To the judge’s first question about the campaign regarding alleged fraud in the elections, Bolsonaro replied with a long speech listing the achievements of his presidential term, engaging in the narrative wars he enjoys. He emphasized that distrust in the voting system is not a personal issue but shared by others, including some of the judges judging him, he stated. “The Armed Forces did not interfere in politics,” reiterated the accused.
Bolsonaro arrived at the Supreme Court, one of the places violently invaded by his thousands of followers in January 2023, holding a copy of the Constitution. He has always denied the accusations, arguing that he always acted “within the four lines of the Constitution.”

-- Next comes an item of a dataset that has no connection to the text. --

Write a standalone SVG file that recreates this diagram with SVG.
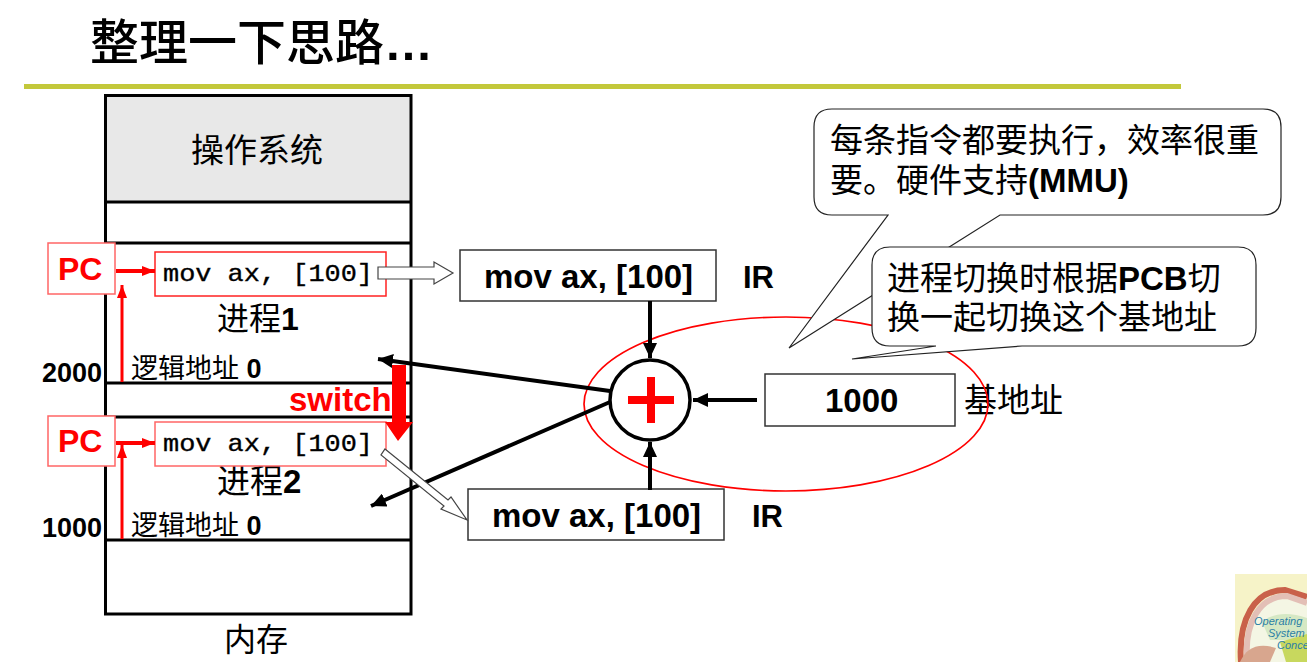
<svg xmlns="http://www.w3.org/2000/svg" width="1307" height="662" viewBox="0 0 1307 662">
<style>
text{font-family:"Liberation Sans","Noto Sans CJK SC",sans-serif;fill:#000}
.b{font-weight:700}
.red{fill:#f00}
.mono{font-family:"Liberation Mono","Noto Sans CJK SC",monospace;font-size:24px;stroke:#000;stroke-width:.35}
.mem{stroke:#000;stroke-width:3;fill:none}
.box{fill:#fff;stroke:#333;stroke-width:1.5}
.pc{fill:#fff;stroke:#f66;stroke-width:1.5}
.code{fill:#fff;stroke:#f22;stroke-width:1.5}
.k{stroke:#000;stroke-width:4;fill:none}
.r{stroke:#f00;stroke-width:4;fill:none}
.rt{stroke:#f00;stroke-width:3;fill:none}
.hollow{fill:#fff;stroke:#444;stroke-width:1.2}
.call{fill:#fff;stroke:#222;stroke-width:1.2}
.logo{font-size:11px;font-style:italic;fill:#2b7fa6}
</style>
<defs>
<marker id="ka" markerUnits="userSpaceOnUse" markerWidth="16" markerHeight="14" refX="15" refY="7" orient="auto"><path d="M0 0L15 7L0 14z" fill="#000"/></marker>
<marker id="ra" markerUnits="userSpaceOnUse" markerWidth="14" markerHeight="12" refX="13" refY="6" orient="auto"><path d="M0 1L13 6L0 11z" fill="#f00"/></marker>
</defs>
<rect width="1307" height="662" fill="#fff"/>
<g id="title"><text x="90" y="60" font-size="49" font-weight="500">整理一下思路<tspan class="b">…</tspan></text><rect x="24" y="84" width="1157" height="5" fill="#c3c83b"/></g>
<g id="memory">
<rect x="105.500" y="95.500" width="305.500" height="106.500" fill="#e8e8e8"/>
<rect x="105.500" y="95.500" width="305.500" height="518.500" class="mem"/>
<path class="mem" d="M105 202H411M105 243H411M105 383H411M105 417H411M105 540H411"/>
<text x="191" y="162" font-size="33">操作系统</text>
<text x="224" y="651" font-size="32">内存</text>
</g>
<g id="process1">
<text x="217" y="330" font-size="32">进程<tspan class="b">1</tspan></text>
<text x="131" y="378" font-size="27">逻辑地址 <tspan class="b">0</tspan></text>
<text x="42" y="382" font-size="27" class="b">2000</text>
</g>
<g id="process2">
<text x="217" y="493" font-size="33">进程<tspan class="b">2</tspan></text>
<text x="131" y="535" font-size="27">逻辑地址 <tspan class="b">0</tspan></text>
<text x="42" y="537" font-size="27" class="b">1000</text>
</g>
<g id="pc1"><rect x="48" y="243" width="67" height="51" class="pc"/><text x="58" y="280" font-size="32" class="b red">PC</text></g>
<g id="pc2"><rect x="48" y="416" width="67" height="50" class="pc"/><text x="58" y="452" font-size="32" class="b red">PC</text></g>
<g id="code1"><rect x="155" y="252" width="231" height="44" class="code"/><text x="163" y="281" class="mono" textLength="210" lengthAdjust="spacingAndGlyphs">mov ax, [100]</text></g>
<g id="code2"><rect x="155" y="422" width="231" height="44" class="pc"/><text x="163" y="451" class="mono" textLength="210" lengthAdjust="spacingAndGlyphs">mov ax, [100]</text></g>
<g id="ir1"><rect x="460" y="250" width="256" height="51" class="box"/><text x="484" y="288" font-size="33" class="b">mov ax, [100]</text><text x="743" y="288" font-size="31" class="b">IR</text></g>
<g id="ir2"><rect x="468" y="489" width="256" height="51" class="box"/><text x="492" y="527" font-size="33" class="b">mov ax, [100]</text><text x="752" y="527" font-size="31" class="b">IR</text></g>
<g id="base"><rect x="765" y="374" width="190" height="52" class="box"/><text x="825" y="412" font-size="33" class="b">1000</text><text x="964" y="412" font-size="33">基地址</text></g>
<ellipse id="highlight" cx="786" cy="404" rx="202" ry="87" fill="none" stroke="#f00" stroke-width="1.700"/>
<g id="connectors">
<path class="k" marker-end="url(#ka)" d="M650 301V358"/>
<path class="k" marker-end="url(#ka)" d="M650 490V442"/>
<path class="k" marker-end="url(#ka)" d="M757 400H693"/>
<path class="k" marker-end="url(#ka)" d="M610 391L378 359"/>
<path class="k" marker-end="url(#ka)" d="M610 402L371 506"/>
<path class="r" marker-end="url(#ra)" d="M116 271H155"/>
<path class="r" marker-end="url(#ra)" d="M116 443H155"/>
<path class="rt" marker-end="url(#ra)" d="M122 382V285"/>
<path class="rt" marker-end="url(#ra)" d="M122 539V445"/>
<path class="hollow" d="M378 267H434V262L453 273L434 284V279H378z"/>
<path class="hollow" d="M385 449L448 500L451 497L467 520L441 509L444 506L381 455z"/>
<path d="M392 365H406V422H413L398 441L385 422H392z" fill="#f00"/>
</g>
<g id="adder"><circle cx="650" cy="400" r="40" fill="#fff" stroke="#000" stroke-width="3.500"/><path d="M647 377H655V396H674V404H655V423H647V404H628V396H647z" fill="#f00"/></g>
<text x="289" y="411" font-size="33" class="b red">switch</text>
<g id="callout1">
<path class="call" d="M832 109H1263Q1281 109 1281 127V197Q1281 215 1263 215H1000L789 348L888 215H832Q814 215 814 197V127Q814 109 832 109z"/>
<text x="830" y="152" font-size="33">每条指令都要执行，效率很重</text>
<text x="830" y="192" font-size="33">要。硬件支持<tspan class="b">(MMU)</tspan></text>
</g>
<g id="callout2">
<path class="call" d="M890 247H1238Q1256 247 1256 265V328Q1256 346 1238 346H1022L852 359L936 346H890Q872 346 872 328V265Q872 247 890 247z"/>
<text x="887" y="290" font-size="33">进程切换时根据<tspan class="b">PCB</tspan>切</text>
<text x="887" y="329" font-size="33">换一起切换这个基地址</text>
</g>
<g id="logo">
<rect x="1235" y="574" width="72" height="88" fill="#f6f3c8"/>
<path d="M1250 662C1246 620 1262 596 1290 596L1307 600V662z" fill="#f4f6e4"/>
<path d="M1262 622C1274 612 1290 612 1307 618V640H1270z" fill="#d5e8c4"/>
<path d="M1280 642L1307 634V662H1286z" fill="#c8d85e"/>
<path d="M1241 662C1238 620 1254 590 1285 590L1307 597" fill="none" stroke="#c9614a" stroke-width="6"/>
<path d="M1247 662C1244 622 1260 596 1287 596L1307 603" fill="none" stroke="#e3bfb6" stroke-width="6"/>
<path d="M1240 662C1246 648 1258 642 1276 648L1270 662z" fill="#d8a68e"/>
<text x="1254" y="625" class="logo">Operating</text>
<text x="1268" y="637" class="logo">System</text>
<text x="1277" y="649" class="logo">Conce</text>
</g>
</svg>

The sentence against Bolsonaro is expected before the end of the year, to avoid interfering with the 2026 presidential elections. The indictment places the far-right politician as the main ringleader of a coup plot to cling to power and not hand over the reins to the winner, current president Luiz Inácio Lula da Silva, 79.

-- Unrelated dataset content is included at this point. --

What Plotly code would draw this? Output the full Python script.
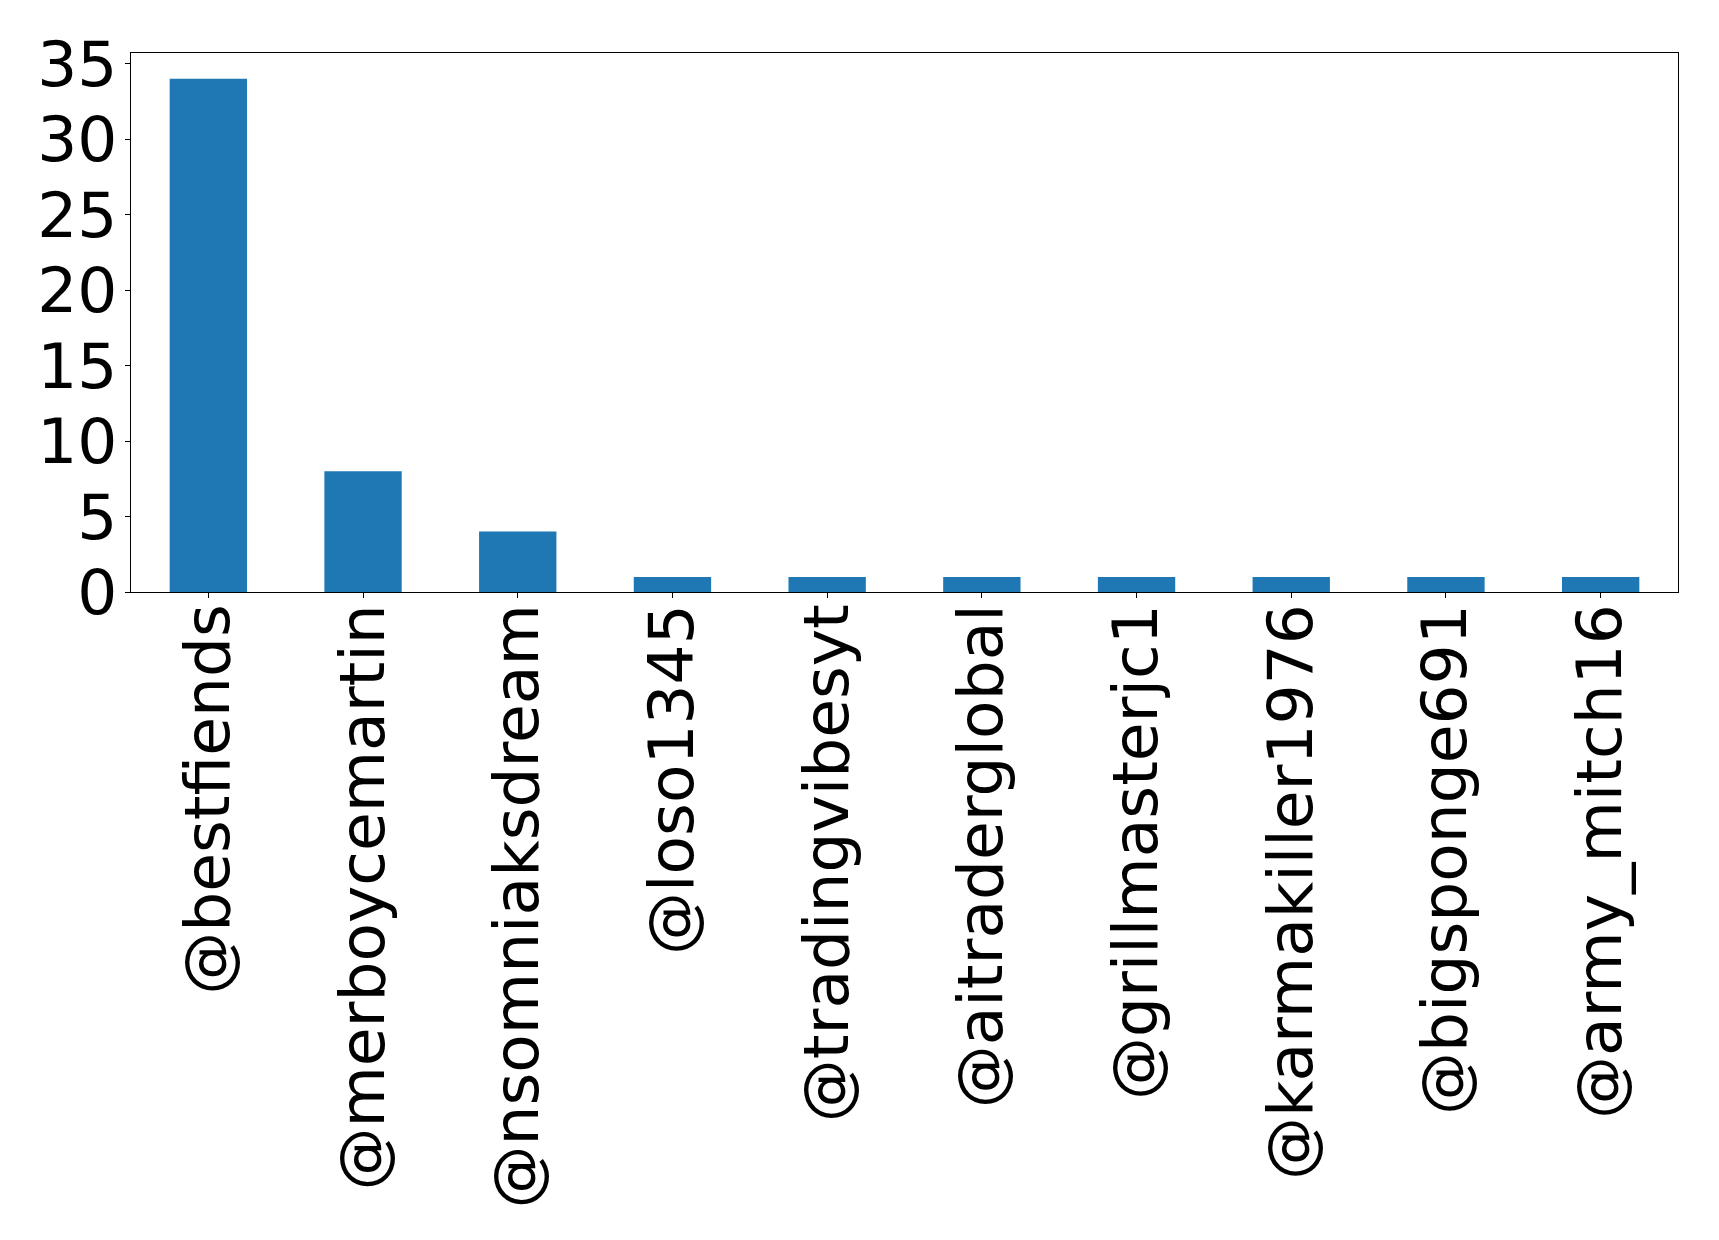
import plotly.graph_objects as go

users = ["@bestfiends", "@merboycemartin", "@nsomniaksdream", "@loso1345",
         "@tradingvibesyt", "@aitraderglobal", "@grillmasterjc1",
         "@karmakiller1976", "@bigsponge691", "@army_mitch16"]
counts = [34, 8, 4, 1, 1, 1, 1, 1, 1, 1]
y_ticks = [0, 5, 10, 15, 20, 25, 30, 35]

fig = go.Figure(go.Bar(x=list(range(len(users))), y=counts, width=0.5,
                       marker=dict(color="#1f77b4", line=dict(width=0))))

font = dict(family="DejaVu Sans", size=63, color="black")
fig.update_layout(
    width=1719, height=1240,
    margin=dict(l=123, r=49, t=45, b=656),
    paper_bgcolor="white", plot_bgcolor="white",
    showlegend=False, font=font,
)
fig.update_xaxes(
    range=[-0.5, len(users) - 0.5],
    tickmode="array", tickvals=list(range(len(users))), ticktext=users,
    tickangle=-90, ticks="outside", ticklen=5, tickwidth=1.1, tickcolor="black",
    showline=True, linecolor="black", linewidth=1.1, mirror=True,
    showgrid=False, zeroline=False, tickfont=font, ticklabelstandoff=-19,
)
fig.update_yaxes(
    range=[0, 35.7], tickmode="array", tickvals=y_ticks,
    ticks="outside", ticklen=5, tickwidth=1.1, tickcolor="black",
    showline=True, linecolor="black", linewidth=1.1, mirror=True,
    showgrid=False, zeroline=False, tickfont=font, ticklabelstandoff=-5,
)
fig.write_html("out.html")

According to the Prosecutor’s Office, the core of the plot contemplated assassinating Lula during the transition, along with his vice president, Geraldo Alckmin, and Judge Moraes himself, as well as drafting coup decrees to endorse an illegal military intervention in a strategy that culminated in the assault on the headquarters of the Three Powers on January 8, 2023.

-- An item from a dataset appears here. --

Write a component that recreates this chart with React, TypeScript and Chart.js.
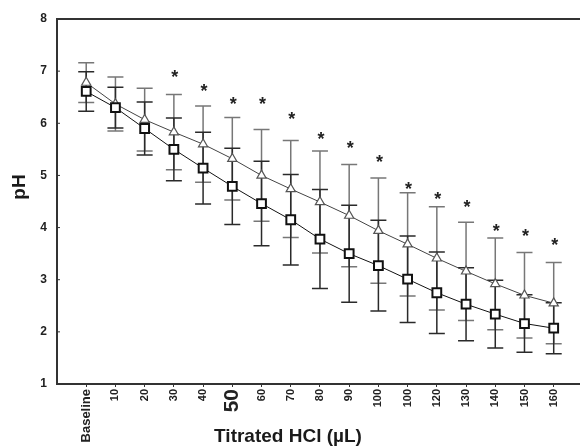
import React, { useEffect, useRef } from "react";
import { Chart, registerables } from "chart.js";

Chart.register(...registerables);

const xLabels = ["Baseline", "10", "20", "30", "40", "50", "60", "70", "80", "90", "100", "100", "120", "130", "140", "150", "160"];

const squareMeans = [6.61, 6.3, 5.9, 5.5, 5.14, 4.79, 4.46, 4.15, 3.78, 3.5, 3.27, 3.01, 2.75, 2.53, 2.34, 2.16, 2.07];
const squareErrors = [0.38, 0.39, 0.51, 0.6, 0.69, 0.73, 0.81, 0.87, 0.95, 0.93, 0.87, 0.83, 0.78, 0.7, 0.65, 0.55, 0.49];

const triangleMeans = [6.78, 6.37, 6.07, 5.83, 5.6, 5.32, 5.0, 4.74, 4.49, 4.23, 3.94, 3.68, 3.41, 3.16, 2.92, 2.7, 2.55];
const triangleErrors = [0.38, 0.52, 0.6, 0.72, 0.73, 0.79, 0.88, 0.93, 0.98, 0.98, 1.01, 0.99, 0.99, 0.94, 0.88, 0.82, 0.78];

const starIndex = [3, 4, 5, 6, 7, 8, 9, 10, 11, 12, 13, 14, 15, 16];
const starValues = [6.96, 6.69, 6.44, 6.44, 6.15, 5.78, 5.61, 5.34, 4.81, 4.63, 4.47, 4.01, 3.92, 3.75];

const yTicks = [1, 2, 3, 4, 5, 6, 7, 8];

const xTitle = "Titrated HCl (µL)";
const yTitle = "pH";

const FONT = "'Liberation Sans', Arial, sans-serif";

const overlayPlugin = {
  id: "overlay",
  beforeDatasetsDraw(chart: any) {
    const { ctx, scales, chartArea } = chart;
    const xs = scales.x;
    const ys = scales.y;
    const drawBars = (means: number[], errs: number[], color: string) => {
      ctx.save();
      ctx.strokeStyle = color;
      ctx.lineWidth = 1.5;
      means.forEach((m, i) => {
        const px = xs.getPixelForValue(i);
        const top = ys.getPixelForValue(m + errs[i]);
        const bot = ys.getPixelForValue(m - errs[i]);
        ctx.beginPath();
        ctx.moveTo(px, top);
        ctx.lineTo(px, bot);
        ctx.moveTo(px - 8, top);
        ctx.lineTo(px + 8, top);
        ctx.moveTo(px - 8, bot);
        ctx.lineTo(px + 8, bot);
        ctx.stroke();
      });
      ctx.restore();
    };
    drawBars(triangleMeans, triangleErrors, "#777777");
    drawBars(squareMeans, squareErrors, "#2a2a2a");

    ctx.save();
    ctx.strokeStyle = "#333";
    ctx.lineWidth = 2;
    ctx.beginPath();
    ctx.moveTo(chartArea.left - 1, chartArea.top);
    ctx.lineTo(chartArea.right, chartArea.top);
    ctx.stroke();
    ctx.lineWidth = 1;
    yTicks.forEach((v) => {
      const py = ys.getPixelForValue(v);
      ctx.beginPath();
      ctx.moveTo(chartArea.left, py);
      ctx.lineTo(chartArea.left + 3, py);
      ctx.stroke();
    });
    ctx.restore();
  },
  afterDatasetsDraw(chart: any) {
    const { ctx, scales } = chart;
    const xs = scales.x;
    const ys = scales.y;
    ctx.save();
    ctx.fillStyle = "#222";
    ctx.font = `bold 18px ${FONT}`;
    ctx.textAlign = "center";
    ctx.textBaseline = "alphabetic";
    starIndex.forEach((idx, k) => {
      const px = xs.getPixelForValue(idx);
      const py = ys.getPixelForValue(starValues[k]);
      ctx.fillText("*", px + 1, py + 10);
    });
    ctx.restore();
  },
  afterDraw(chart: any) {
    const { ctx } = chart;
    ctx.save();
    ctx.fillStyle = "#1a1a1a";
    ctx.font = `bold 19px ${FONT}`;
    ctx.textAlign = "center";
    ctx.textBaseline = "middle";
    ctx.fillText(xTitle, 288, 437);
    ctx.translate(20, 187);
    ctx.rotate(-Math.PI / 2);
    ctx.fillText(yTitle, 0, 0);
    ctx.restore();
  },
};

export default function App() {
  const ref = useRef<HTMLCanvasElement | null>(null);
  useEffect(() => {
    if (!ref.current) return;
    const chart = new Chart(ref.current, {
      type: "line",
      data: {
        datasets: [
          {
            label: "Square",
            data: squareMeans.map((v, i) => ({ x: i, y: v })),
            borderColor: "#111",
            borderWidth: 1,
            pointStyle: "rect",
            pointRadius: 6.2,
            pointBorderWidth: 2,
            pointBorderColor: "#111",
            pointBackgroundColor: "#fff",
            fill: false,
            tension: 0,
          },
          {
            label: "Triangle",
            data: triangleMeans.map((v, i) => ({ x: i, y: v })),
            borderColor: "#444",
            borderWidth: 1,
            pointStyle: "triangle",
            pointRadius: 5.3,
            pointBorderWidth: 1.2,
            pointBorderColor: "#555",
            pointBackgroundColor: "#fff",
            fill: false,
            tension: 0,
          },
        ],
      },
      options: {
        animation: false,
        responsive: false,
        maintainAspectRatio: false,
        layout: { autoPadding: false, padding: { top: 19, right: 0, left: 0, bottom: 0 } },
        plugins: {
          legend: { display: false },
          tooltip: { enabled: false },
          title: { display: false },
        },
        scales: {
          x: {
            type: "linear",
            position: "bottom",
            min: -1,
            max: 16.9,
            afterBuildTicks: (scale: any) => {
              scale.ticks = xLabels.map((_, i) => ({ value: i }));
            },
            afterFit: (scale: any) => {
              scale.height = 62;
              scale.paddingLeft = 0;
              scale.paddingRight = 0;
            },
            ticks: {
              autoSkip: false,
              minRotation: 90,
              maxRotation: 90,
              padding: 2,
              color: "#222",
              callback: (v: any) => xLabels[Number(v)] ?? "",
              font: (ctx: any) => ({
                family: FONT,
                weight: "bold",
                size: ctx.index === 0 ? 13 : ctx.index === 5 ? 21 : 11,
              }),
            },
            grid: {
              display: true,
              drawOnChartArea: false,
              drawTicks: true,
              tickLength: 3,
              color: "#333",
              lineWidth: 1,
            },
            border: { display: true, color: "#333", width: 2 },
          },
          y: {
            type: "linear",
            position: "left",
            min: 1,
            max: 8,
            afterBuildTicks: (scale: any) => {
              scale.ticks = yTicks.map((v) => ({ value: v }));
            },
            afterFit: (scale: any) => {
              scale.width = 57;
              scale.paddingTop = 0;
              scale.paddingBottom = 0;
            },
            ticks: {
              padding: 10,
              color: "#222",
              font: { family: FONT, weight: "bold", size: 12 },
            },
            grid: {
              display: true,
              drawOnChartArea: false,
              drawTicks: false,
            },
            border: { display: true, color: "#333", width: 2 },
          },
        },
      },
      plugins: [overlayPlugin],
    } as any);
    return () => chart.destroy();
  }, []);
  return (
    <div style={{ position: "fixed", left: 0, top: 0, width: 580, height: 446, background: "#fff" }}>
      <canvas ref={ref} width={580} height={446} style={{ display: "block" }} />
    </div>
  );
}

Other contemporary Brazilian presidents were judged before Bolsonaro, but they were for corruption (the convictions against President Lula were dismissed for technical defects, and he himself had a similar scene in 2017 with Judge Sérgio Moro). None of the judged Brazilian leaders faced the bench for orchestrating a plan to disrupt the constitutional order. The Prosecutor’s Office holds that, if it did not materialize, it was due to the rejection of the Army and Air Force chiefs to participate in the insurrection.
Bolsonaro currently serves as the leader of the opposition to President Lula, whose electoral victory he has never accepted. The former army captain maintains charisma, and bolsonarismo continues to be a living political movement, although its leader is ineligible to participate in elections until 2030. However, no one disputes that Bolsonaro is the central figure of the Brazilian right and that, barring surprises, he will have the final word in choosing the person who will compete at the polls when Lula seeks re-election in 2026.
The interrogations have facilitated the first public meeting between Bolsonaro and the author of the confession that serves as the main incriminating evidence against him and his accomplices, Colonel Mauro Cid. As Bolsonaro’s personal secretary in the Presidency, he carried the mobile phone and acted as a messenger for the coup plans, according to the indictment. They exchanged a cordial greeting on Monday before Cid stated that he was aware of the coup plans but did not participate. He did confirm the meetings between the president and the heads of the Armed Forces, where he allegedly proposed coup maneuvers, but Colonel Cid framed some of the incriminating messages or statements revealed to police and judges as “bluster” or “bar talk.”
The interrogation session, which began on Monday, has provided an unprecedented scene. Never before have four-star generals been judged by a civilian court in a country that buried the dictatorship in 1985. The first to testify, Augusto Heleno, preferred to remain silent before the judge and only responded to his lawyer.
Alongside the former president, other military or police personnel sit on the bench: four reserve generals, three of whom served as ministers in his government, the fourth directed the Navy, the former head of the internal intelligence agency, and the ex-minister of Justice. All are accused of five crimes, including the violent attempted abolition of the democratic state of law, coup d’état, and membership in a criminal organization, which can carry up to 43 years in prison.